Mais um crime que pode estar ligado aos fóruns de internet.
Filho de policial, que morava em Brasília e tinha se mudado há pouco para Barreiras, na Bahia, o atirador que matou a aluna cadeirante de 20 anos também estudava na escola cívico-militar Eurides Sant’Anna e teria postado num perfil extremista o plano de massacre na unidade de ensino. Nele, o jovem, de apenas 14 anos, se identificava como um “ser iluminado” cuja ira seria descarregada em “um ato sanguinolento”. Em um manifesto, publicado três dias antes do crime, que a polícia acredita ter sido escrito pelo jovem, ele deixa claro seu desprezo pela vida humana:
“Eu vivi com meu pai na maior parte da minha vida, pois meus pais eram separados e não tinham nenhum sentimento mútuo. Desde pequeno sentia-me superior aos demais, alimentava nojo e ódio de grupos do meu convívio, simplesmente não aceitava estar no mesmo lugar que eles, sentia que merecia mais, ou eles mereciam menos, o que importava era estar por cima”.
O estudante, que está internado em estado grave após receber um tiro, de pessoa ainda não identificada, durante o episódio na escola, escreveu o manifesto de 29 páginas, já está sendo investigado pela Polícia Civil, com o apoio do Departamento de Polícia Técnica do estado. Fontes da Secretaria de Segurança da Bahia confirmaram extraoficialmente que o perfil localizado pertence ao atirador.
Nos tuítes do estudante, ele fala do ódio à escola, onde passou a estudar quando se mudou para Barreiras. De acordo com a Secretaria de Educação, ele era um aluno faltoso. “A cada dia que vou à escola, sinto-me subjugado, se misturar com eles é nojento, é estupidamente grotesco, sinto ânsia de vômito quando um deles me tocam (sic). Sou puro em essência, mereço mais que isso, sou sancto”. E continua: “Saí da capital do Brasil para o merdeste, e nunca pensei que aqui fosse tão repugnante. Lésbicas, gays e marginais aos montes acham que são dignos de me conhecer e de conhecer minha santidade. Os farei clamar pela minha misericórdia, sentirão a ira divina”.
– Ele se denomina sancto, ele quer virar um sancto. Sancto é quando o indivíduo realiza o massacre. Eles são glorificados dentro da comunidade de extremistas como heróis – diz a estudante de ciências políticas Michele Prado, que estuda movimentos extremistas, se referindo à comunidade True Crime Comunity, da qual o estudante fazia parte e onde ela localizou o perfil que repassou aos policiais da Bahia. – Ele usava o número 88 para se identificar, o que significa ‘heil, Hitler”, portanto se identifica com neonazistas. Além disso, é incel (a palavra vem da junção das palavras “involuntary celibates”, que são jovens celibatários que propagam misoginia e racismo em comunidades virtuais, alguns deles já envolvidos em crimes nos EUA).
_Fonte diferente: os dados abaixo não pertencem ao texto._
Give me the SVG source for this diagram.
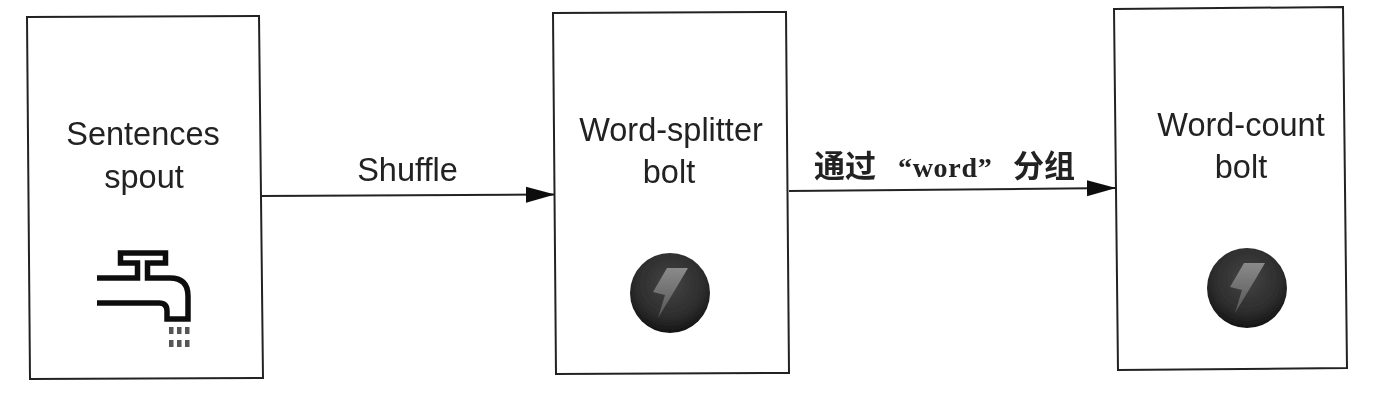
<svg xmlns="http://www.w3.org/2000/svg" width="1398" height="404" viewBox="0 0 1398 404">
<style>
.box{fill:#fff;stroke:#222;stroke-width:2}
.t{font-family:"Liberation Sans",Arial,sans-serif;font-size:32.500px;fill:#222;text-anchor:middle}
.c{fill:none;stroke:#222;stroke-width:2}
.tap{fill:none;stroke:#111;stroke-width:5.500}
.drop{fill:#555}
.cjk{font-family:"Noto Sans CJK SC","Liberation Serif",serif;font-size:31px;font-weight:bold;fill:#222}
.word{font-family:"Liberation Serif",serif;font-size:28px;font-weight:bold;letter-spacing:0.700px;fill:#222}
</style>
<defs>
<marker id="arrow" markerUnits="userSpaceOnUse" markerWidth="30" markerHeight="18" refX="29" refY="9" orient="auto"><path d="M0 1L29 9L0 17Z" fill="#111"/></marker>
<radialGradient id="ball" cx="50%" cy="38%" r="62%"><stop offset="0" stop-color="#444"/><stop offset="0.7" stop-color="#2c2c2c"/><stop offset="1" stop-color="#141414"/></radialGradient>
<linearGradient id="boltfill" x1="0" y1="0" x2="0" y2="1"><stop offset="0" stop-color="#8a8a8a"/><stop offset="1" stop-color="#555"/></linearGradient>
<filter id="scan" x="-5%" y="-5%" width="110%" height="110%"><feGaussianBlur stdDeviation="0.6"/></filter>
<path id="boltshape" d="M667 268H688L678 285L658 318L665 295L653 292Z" fill="url(#boltfill)"/>
</defs>
<rect width="1398" height="404" fill="#fff"/>
<g filter="url(#scan)">
<g id="connectors">
<path class="c" d="M261 196L555 194.500" marker-end="url(#arrow)"/>
<path class="c" d="M789 191L1116 188" marker-end="url(#arrow)"/>
<text class="t" x="407.500" y="181">Shuffle</text>
<text class="cjk" x="814" y="177">通过</text>
<text class="word" x="898" y="177">“word”</text>
<text class="cjk" x="1013" y="177">分组</text>
</g>
<g id="sentences-spout">
<path class="box" d="M27 17L259 16L263 378L30 379Z"/>
<text class="t" x="143" y="145">Sentences</text>
<text class="t" x="144" y="188">spout</text>
<path class="tap" d="M97 278H137.500V263H120.500V253H165.500V263H147.500V278H170Q188 278 188 296V319H167V311Q167 303 159 303H97"/>
<rect class="drop" x="169" y="327" width="4.500" height="7"/><rect class="drop" x="177" y="327" width="4.500" height="7"/><rect class="drop" x="185" y="327" width="4.500" height="7"/>
<rect class="drop" x="169" y="340" width="4.500" height="7"/><rect class="drop" x="177" y="340" width="4.500" height="7"/><rect class="drop" x="185" y="340" width="4.500" height="7"/>
</g>
<g id="word-splitter-bolt">
<path class="box" d="M553 13L786 12L789 373L556 374Z"/>
<text class="t" x="671" y="141">Word-splitter</text>
<text class="t" x="669" y="183">bolt</text>
<circle cx="670" cy="293" r="40" fill="url(#ball)"/>
<use href="#boltshape"/>
</g>
<g id="word-count-bolt">
<path class="box" d="M1114 9L1343 7L1347 368L1118 370Z"/>
<text class="t" x="1241" y="136">Word-count</text>
<text class="t" x="1241" y="178">bolt</text>
<circle cx="1247" cy="288" r="40" fill="url(#ball)"/>
<use href="#boltshape" x="577" y="-5"/>
</g>
</g>
</svg>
Pouco antes do ataque na escola, o atirador publicou uma mensagem deixando clara sua intenção: “Irá acontecer daqui 4 horas e eu tô bem de boa. Estou tão calmo, nem parece que irei aparecer em todos os jornais”. Na sequência, ele, que pulou o muro da escola com um revólver e duas armas brancas, diz estar preparado para tudo: “já estou com tudo comigo, agora é só esperar. Tudo pode acontecer nas próximas horas”. No domingo, chegou a debochar da escola: “Escola fodida, nem tem câmeras”. Pelas postagens, o estudante parecia acreditar que seria morto. “E pensar que daqui a alguns dias estarei tendo meu rosto, olhos, pulmões e outras partes do corpo sendo devoradas por vermes”.
Autora do livro “Tempestade ideológica” e “Redpill – Radicalização e extremismo em nome de Deus, dos homens e da liberdade”, que será lançado no mês que vem, Michele Prado diz que o manifesto publicado pelo atirador reproduz o discurso de extrema direita. Para ela, remete a casos como o do australiano Brenton Tarrant, de 29 anos, que matou 50 muçulmanos num ataque em Christchurch, na Nova Zelândia, em 2019, que foi condenado à prisão perpétua, e o do atirador Patrick Wood Crusius de 21 anos, que matou 20 pessoas num shopping em El Paso, no Texas, EUA, também em 2019.